A maioria trabalhadora da população já não suporta a degradação cotidiana das suas condições de vida, enquanto os setores ricos da burocracia estatal e da emergente pequena burguesia cubana conseguem ter mais recursos e é evidente que setores da direita cubano-americana, baseados em Miami, tentam ganhar influência sobre este fenômeno e dar-lhe uma solução reacionária, uma política que até agora falhou. Ao mesmo tempo, apesar dos mecanismos de controle, criminalização e repressão da população pelo regime cubano, o descontentamento encontrou um lugar para se expressar.

Em Cuba, torna-se cada vez mais urgente que a mobilização popular dê um salto e se organize em torno de um programa revolucionário dos trabalhadores (oposto ao promovido pelos pró-imperialistas de Miami) que exija o fim do embargo imperialista, uma questão sobre o qual a direita cubano-americana se cala, ao mesmo tempo que exija o fim de todos os privilégios da burocracia e do seu direito de tomar decisões para impor o planejamento democrático da economia em favor do povo cubano.
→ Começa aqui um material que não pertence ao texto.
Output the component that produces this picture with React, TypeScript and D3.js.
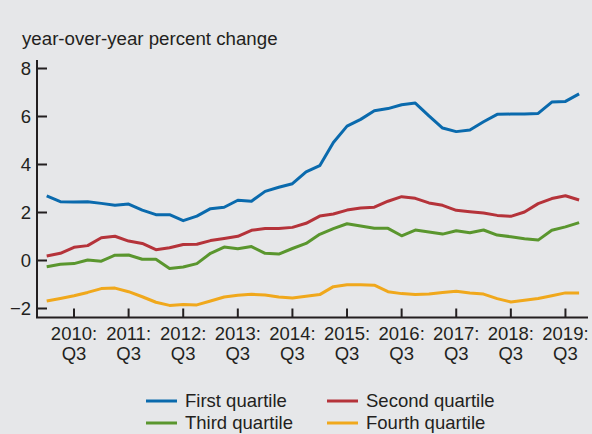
import React from "react";
import * as d3 from "d3";

const quarters: string[] = [];
for (let y = 2010; y <= 2019; y++) for (let q = 1; q <= 4; q++) quarters.push(`${y}Q${q}`);

const firstQuartile = [2.69, 2.45, 2.44, 2.45, 2.38, 2.3, 2.35, 2.1, 1.91, 1.91, 1.66, 1.85, 2.16, 2.22, 2.51, 2.47, 2.88, 3.05, 3.2, 3.69, 3.95, 4.92, 5.6, 5.88, 6.24, 6.33, 6.49, 6.56, 6.03, 5.52, 5.37, 5.44, 5.78, 6.09, 6.1, 6.1, 6.13, 6.6, 6.63, 6.94];
const secondQuartile = [0.19, 0.3, 0.55, 0.62, 0.95, 1.01, 0.81, 0.71, 0.45, 0.53, 0.67, 0.68, 0.83, 0.92, 1.01, 1.26, 1.33, 1.33, 1.38, 1.55, 1.85, 1.94, 2.1, 2.19, 2.22, 2.47, 2.66, 2.59, 2.4, 2.3, 2.09, 2.03, 1.98, 1.88, 1.84, 2.02, 2.37, 2.58, 2.7, 2.52];
const thirdQuartile = [-0.26, -0.16, -0.13, 0.02, -0.03, 0.22, 0.23, 0.05, 0.05, -0.33, -0.27, -0.13, 0.3, 0.56, 0.49, 0.58, 0.3, 0.27, 0.5, 0.71, 1.09, 1.33, 1.53, 1.44, 1.34, 1.34, 1.03, 1.27, 1.19, 1.1, 1.24, 1.16, 1.27, 1.06, 0.99, 0.91, 0.85, 1.26, 1.4, 1.58];
const fourthQuartile = [-1.69, -1.58, -1.47, -1.33, -1.17, -1.15, -1.3, -1.51, -1.74, -1.87, -1.83, -1.85, -1.69, -1.52, -1.45, -1.41, -1.44, -1.52, -1.56, -1.49, -1.42, -1.09, -1.01, -1.01, -1.03, -1.3, -1.38, -1.42, -1.4, -1.33, -1.28, -1.35, -1.4, -1.59, -1.73, -1.66, -1.58, -1.47, -1.35, -1.35];

const yTicks = [-2, 0, 2, 4, 6, 8];
const xTickYears = ["2010", "2011", "2012", "2013", "2014", "2015", "2016", "2017", "2018", "2019"];
const seriesNames = ["First quartile", "Second quartile", "Third quartile", "Fourth quartile"];
const seriesColors = ["#0a6aad", "#b5333a", "#5a962e", "#f0a81c"];

const W = 592, H = 434;
const FONT = "'Liberation Sans', Arial, Helvetica, sans-serif";
const AX = "#231f20";
const FS = 18.5;

export default function App() {
  const x = d3.scaleLinear().domain([0, quarters.length - 1]).range([46.7, 579.1]);
  const y = d3.scaleLinear().domain([-2, 8]).range([308.5, 68.5]);
  const line = d3.line<number>().x((_, i) => x(i)).y((d) => y(d));
  const all = [firstQuartile, secondQuartile, thirdQuartile, fourthQuartile];
  const axisLeft = 37, axisBottom = 317.5;
  const legend = [
    { x: 146, y: 401 },
    { x: 327, y: 401 },
    { x: 146, y: 423 },
    { x: 327, y: 423 },
  ];
  return (
    <svg width={W} height={H} style={{ position: "absolute", left: 0, top: 0, background: "#e6e7e9" }} fontFamily={FONT}>
      <rect width={W} height={H} fill="#e6e7e9" />
      <text x={22} y={45} fontSize={18.7} fill={AX}>year-over-year percent change</text>
      <line x1={axisLeft} x2={axisLeft} y1={60} y2={axisBottom} stroke={AX} strokeWidth={2} />
      {yTicks.map((t) => (
        <g key={t}>
          <line x1={axisLeft} x2={axisLeft + 10} y1={y(t)} y2={y(t)} stroke={AX} strokeWidth={2} />
          <text x={31} y={y(t)} dy="0.35em" textAnchor="end" fontSize={FS} fill={AX}>
            {t < 0 ? `\u2212${Math.abs(t)}` : t}
          </text>
        </g>
      ))}
      <line x1={axisLeft - 1} x2={588} y1={axisBottom} y2={axisBottom} stroke={AX} strokeWidth={2} />
      {xTickYears.map((yr, k) => {
        const xi = x(2 + 4 * k);
        return (
          <g key={yr}>
            <line x1={xi} x2={xi} y1={axisBottom} y2={axisBottom - 9} stroke={AX} strokeWidth={2} />
            <text x={xi} y={339.5} textAnchor="middle" fontSize={FS} fill={AX}>{yr + ":"}</text>
            <text x={xi} y={360} textAnchor="middle" fontSize={FS} fill={AX}>Q3</text>
          </g>
        );
      })}
      {all.map((s, i) => (
        <path key={i} d={line(s) || ""} fill="none" stroke={seriesColors[i]} strokeWidth={3} strokeLinejoin="round" />
      ))}
      {seriesNames.map((n, i) => (
        <g key={n}>
          <line x1={legend[i].x} x2={legend[i].x + 31} y1={legend[i].y} y2={legend[i].y} stroke={seriesColors[i]} strokeWidth={3} />
          <text x={legend[i].x + 39} y={legend[i].y + 6} fontSize={FS} fill={AX}>{n}</text>
        </g>
      ))}
    </svg>
  );
}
É fundamental que os trabalhadores de Cuba confiem nas suas próprias forças e não cedam aos discursos restauracionistas encorajados pela campanha imperialista do exterior, que procura convencer que a difícil situação que atravessam pode ser superada regressando ao capitalismo. A opção ao autoritarismo da burocracia não é o capitalismo, mas o poder dos próprios trabalhadores, na perspectiva do planejamento socialista a partir de baixo, apoiado pela verdadeira auto-organização democrática da classe trabalhadora e da população pobre de Cuba.